**Problem statement**
Drop the pictures, then extract the listing word for word.

**Data shown**
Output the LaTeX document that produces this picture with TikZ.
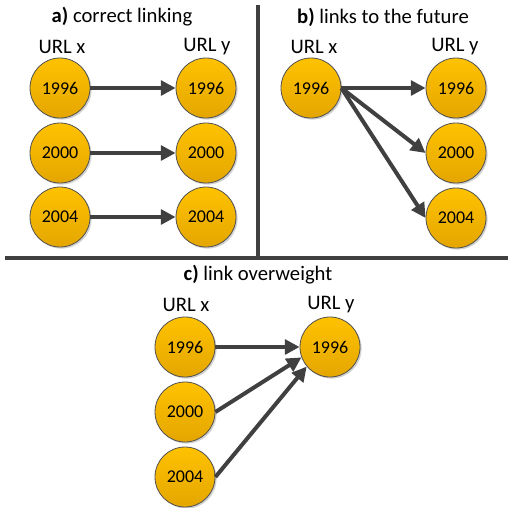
\documentclass[tikz,border=0pt]{standalone}
\usepackage{fontspec}
\setmainfont{Carlito}
\usetikzlibrary{arrows.meta,shadows}
\definecolor{ctop}{RGB}{255,194,0}
\definecolor{cbot}{RGB}{228,166,0}
\definecolor{cedge}{RGB}{80,80,80}
\definecolor{arr}{RGB}{64,64,64}
\tikzset{
  yearnode/.style={circle, minimum size=45pt, inner sep=0pt, draw=cedge, line width=0.6pt,
    top color=ctop, bottom color=cbot, font=\fontsize{13.5}{15}\selectfont,
    drop shadow={shadow xshift=1.2pt, shadow yshift=-1.2pt, fill=black, opacity=0.18}},
  hdr/.style={font=\fontsize{15.5}{17}\selectfont, inner sep=0pt},
  ttl/.style={font=\fontsize{15.5}{17}\selectfont, inner sep=0pt},
  link/.style={draw=arr, line width=3pt, -{Triangle[length=11pt,width=11pt]}, shorten >=0pt},
  sep/.style={draw=arr, line width=3pt}
}
\begin{document}
\begin{tikzpicture}[x=0.75pt,y=-0.75pt]
\useasboundingbox (0,0) rectangle (508,508);
% separators
\coordinate (vt) at (258,5);
\coordinate (vb) at (258,258);
\coordinate (hl) at (5,258);
\coordinate (hr) at (508,258);
\draw[sep] (vt) -- (vb);
\draw[sep] (hl) -- (hr);
% panel a
\node[ttl] (ta) at (122,17) {\textbf{a)} correct linking};
\node[hdr] (ax) at (62,47) {URL x};
\node[hdr] (ay) at (207,47) {URL y};
\node[yearnode] (a1) at (60,88) {1996};
\node[yearnode] (a2) at (60,153) {2000};
\node[yearnode] (a3) at (60,217) {2004};
\node[yearnode] (b1) at (206,88) {1996};
\node[yearnode] (b2) at (206,153) {2000};
\node[yearnode] (b3) at (206,217) {2004};
\draw[link] (a1.east) -- (b1.west);
\draw[link] (a2.east) -- (b2.west);
\draw[link] (a3.east) -- (b3.west);
% panel b
\node[ttl] (tb) at (383,17) {\textbf{b)} links to the future};
\node[hdr] (bx) at (314,47) {URL x};
\node[hdr] (by) at (455,47) {URL y};
\node[yearnode] (c1) at (311,88) {1996};
\node[yearnode] (d1) at (456,88) {1996};
\node[yearnode] (d2) at (456,153) {2000};
\node[yearnode] (d3) at (456,218) {2004};
\draw[link] (c1.east) -- (d1.west);
\draw[link] (c1.east) -- (d2.west);
\draw[link] (c1.east) -- (d3.west);
% panel c
\node[ttl] (tc) at (258,275) {\textbf{c)} link overweight};
\node[hdr] (cx) at (186,305) {URL x};
\node[hdr] (cy) at (331,305) {URL y};
\node[yearnode] (e1) at (185,347) {1996};
\node[yearnode] (e2) at (185,412) {2000};
\node[yearnode] (e3) at (185,477) {2004};
\node[yearnode] (f1) at (330,347) {1996};
\draw[link] (e1.east) -- (f1.west);
\draw[link] (e2.east) -- (f1.200);
\draw[link] (e3.east) -- (f1.220);
\end{tikzpicture}
\end{document}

**Response for this exercise**
Output the LaTeX document that produces this picture with TikZ.
\documentclass[tikz,border=0pt]{standalone}
\usepackage{fontspec}
\setmainfont{Carlito}
\usetikzlibrary{arrows.meta,shadows}
\definecolor{ctop}{RGB}{255,194,0}
\definecolor{cbot}{RGB}{228,166,0}
\definecolor{cedge}{RGB}{80,80,80}
\definecolor{arr}{RGB}{64,64,64}
\tikzset{
  yearnode/.style={circle, minimum size=45pt, inner sep=0pt, draw=cedge, line width=0.6pt,
    top color=ctop, bottom color=cbot, font=\fontsize{13.5}{15}\selectfont,
    drop shadow={shadow xshift=1.2pt, shadow yshift=-1.2pt, fill=black, opacity=0.18}},
  hdr/.style={font=\fontsize{15.5}{17}\selectfont, inner sep=0pt},
  ttl/.style={font=\fontsize{15.5}{17}\selectfont, inner sep=0pt},
  link/.style={draw=arr, line width=3pt, -{Triangle[length=11pt,width=11pt]}, shorten >=0pt},
  sep/.style={draw=arr, line width=3pt}
}
\begin{document}
\begin{tikzpicture}[x=0.75pt,y=-0.75pt]
\useasboundingbox (0,0) rectangle (508,508);
% separators
\coordinate (vt) at (258,5);
\coordinate (vb) at (258,258);
\coordinate (hl) at (5,258);
\coordinate (hr) at (508,258);
\draw[sep] (vt) -- (vb);
\draw[sep] (hl) -- (hr);
% panel a
\node[ttl] (ta) at (122,17) {\textbf{a)} correct linking};
\node[hdr] (ax) at (62,47) {URL x};
\node[hdr] (ay) at (207,47) {URL y};
\node[yearnode] (a1) at (60,88) {1996};
\node[yearnode] (a2) at (60,153) {2000};
\node[yearnode] (a3) at (60,217) {2004};
\node[yearnode] (b1) at (206,88) {1996};
\node[yearnode] (b2) at (206,153) {2000};
\node[yearnode] (b3) at (206,217) {2004};
\draw[link] (a1.east) -- (b1.west);
\draw[link] (a2.east) -- (b2.west);
\draw[link] (a3.east) -- (b3.west);
% panel b
\node[ttl] (tb) at (383,17) {\textbf{b)} links to the future};
\node[hdr] (bx) at (314,47) {URL x};
\node[hdr] (by) at (455,47) {URL y};
\node[yearnode] (c1) at (311,88) {1996};
\node[yearnode] (d1) at (456,88) {1996};
\node[yearnode] (d2) at (456,153) {2000};
\node[yearnode] (d3) at (456,218) {2004};
\draw[link] (c1.east) -- (d1.west);
\draw[link] (c1.east) -- (d2.west);
\draw[link] (c1.east) -- (d3.west);
% panel c
\node[ttl] (tc) at (258,275) {\textbf{c)} link overweight};
\node[hdr] (cx) at (186,305) {URL x};
\node[hdr] (cy) at (331,305) {URL y};
\node[yearnode] (e1) at (185,347) {1996};
\node[yearnode] (e2) at (185,412) {2000};
\node[yearnode] (e3) at (185,477) {2004};
\node[yearnode] (f1) at (330,347) {1996};
\draw[link] (e1.east) -- (f1.west);
\draw[link] (e2.east) -- (f1.200);
\draw[link] (e3.east) -- (f1.220);
\end{tikzpicture}
\end{document}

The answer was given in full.